Очнувшись же и придя в себя, я хотел встать. Оказалось, что ноги не действуют. И не действовали они больше двух месяцев, совершенно никак нельзя было ими двинуть. Потом это прошло понемногу, но два месяца я проходил на костылях. Что было хуже — так это с головою. Помню, что по шрифту я узнавал, какую газету держу в руках, но прочесть не мог. Мог написать любую букву, если мне ее называли, а прочесть ее, произнести — никак. Мне купили грифельную доску, и я со страхом и в полном понимании, что у меня что-то стронулось в голове, начал учить азбуку. Мне все казалось, что со мною говорят не как раньше, а как с больным, и я всех уверял, что не сошел с ума. Меня успокаивали, а я принимал это за желание друзей скрыть от меня мою болезнь Тогда я пустился в обратную сторону: стал всех уверять, что я знаю, что сошел с ума из-за тифа. Люди стали со мною говорить, как с тронувшимся человеком, и я решил, что я-таки сошел с ума. Никак я не мог вырваться из этого круга и мучился этим ужасно.
Пролежав почти два месяца в этом вагоне, я получил отпуск по болезни и отправился домой. За время болезни мои вещи оказались поделенными между моими друзьями, и до сих пор я не понимаю, как эти хорошие и дружеские люди могли так поступить.
В Севастополе на медицинской комиссии я был признан годным к строю и по распоряжению генерала Слащева должен быть отправлен в пехотный полк на Перекоп. Я же еле стоял на ногах. Пришлось, однако, явиться в штаб этого полка. Там меня вновь осмотрели и, признав совершенно больным, отправили с санитарным автомобилем в Ялту.
Попав снова домой, я был принят со всевозможным вниманием. В то время в Крыму начинался голод: не было ни хлеба, ни вообще ничего, ели хамсу маленькую рыбку, которую приготавливали во всех видах, что не меняло ее вкуса. Шутили еще тогда: «Как вы находите камсу? — Комси, комса».
Я же привез с собою немного консервов и сахарную голову, подобранную где-то на фронте. Такого лакомства никто и не ждал тогда. Как-то раз, открыв коробку с рыбными консервами, я хотел съесть немного.

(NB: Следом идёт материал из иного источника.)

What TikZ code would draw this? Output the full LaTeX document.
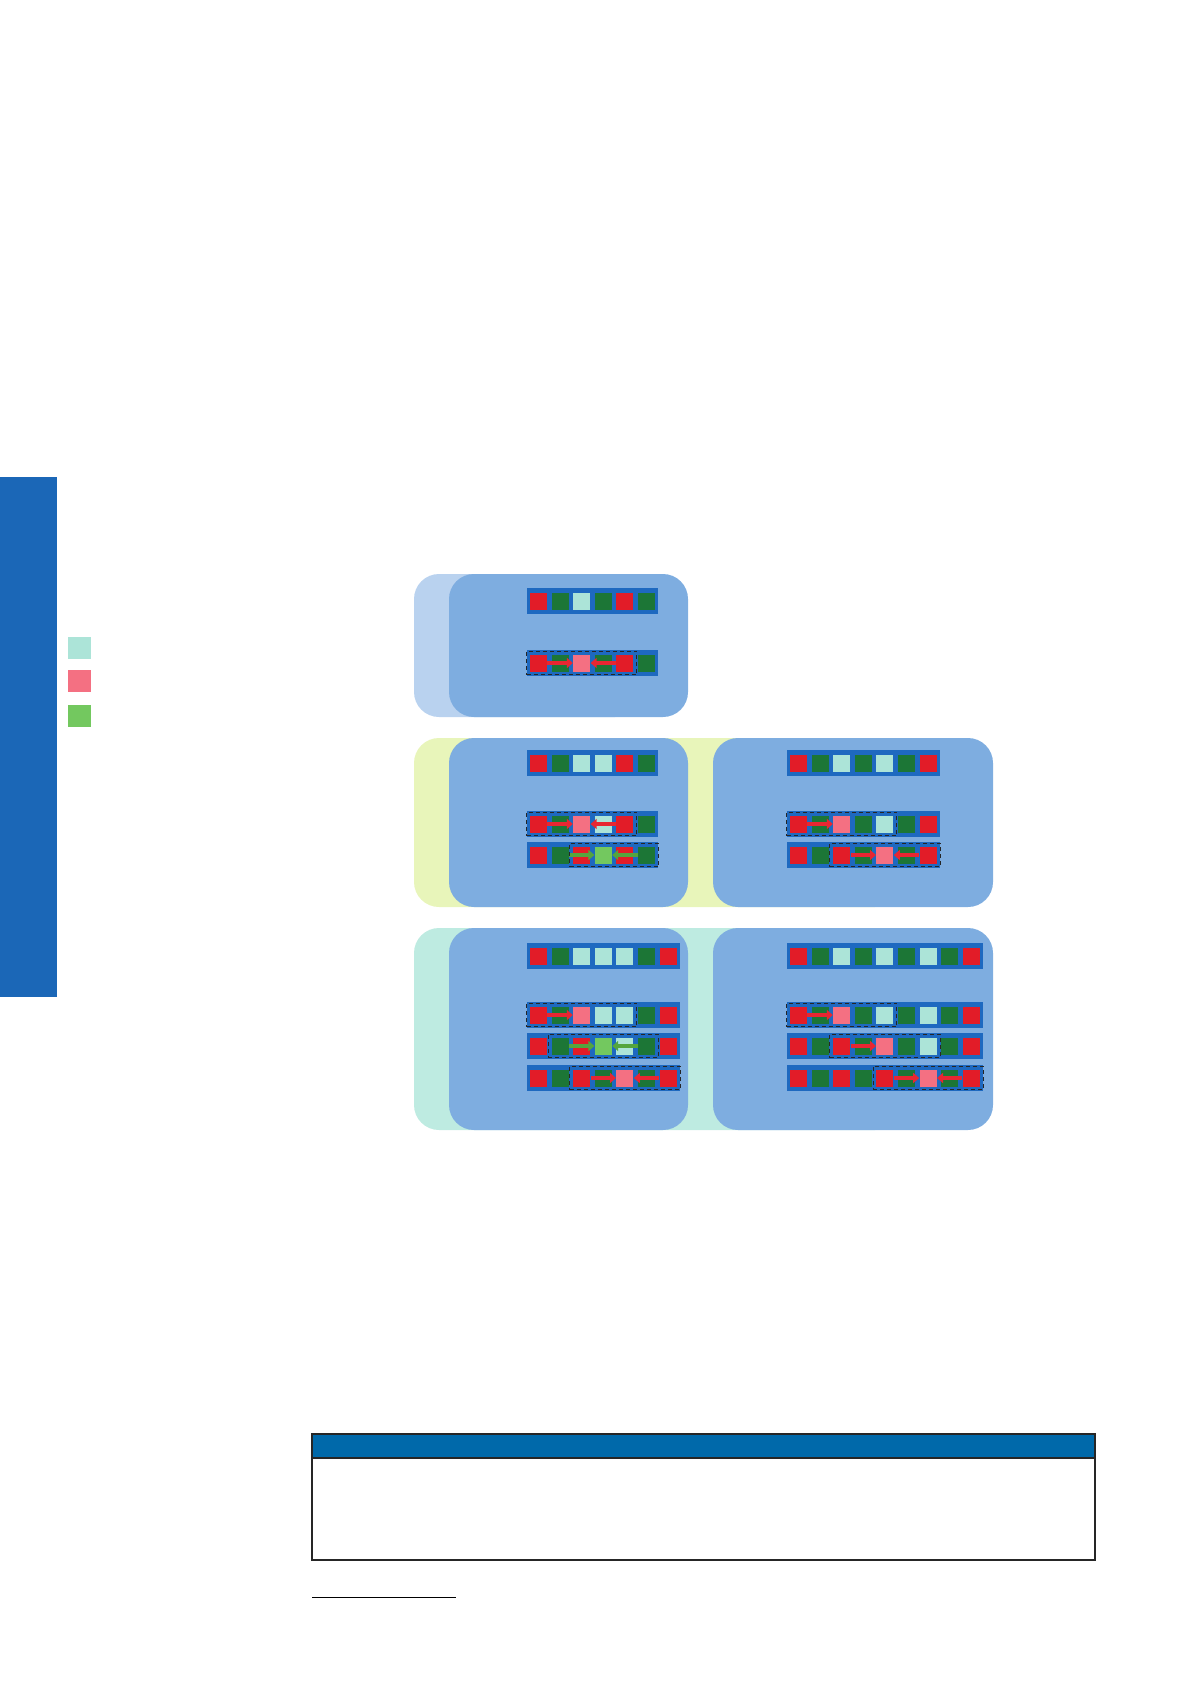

В это время вошел папа и попросил у меня кусочек. Я пошел за другой вилкой; папа съел два кусочка, но вдруг, положив вилку, горько заплакал.
— Что ты, папочка? Ешь, пожалуйста.
— Нет, нет, голубчик. Это для тебя. Прости мою слабость.
Так и не стал есть, и никогда ни кусочка не взял в рот.
А на Сивашах шли страшные бои. Большевики решили взять Крым во что бы то ни стало. Я, конечно, не был свидетелем, но люди, бывшие там, говорили, что красные гибли десятками тысяч.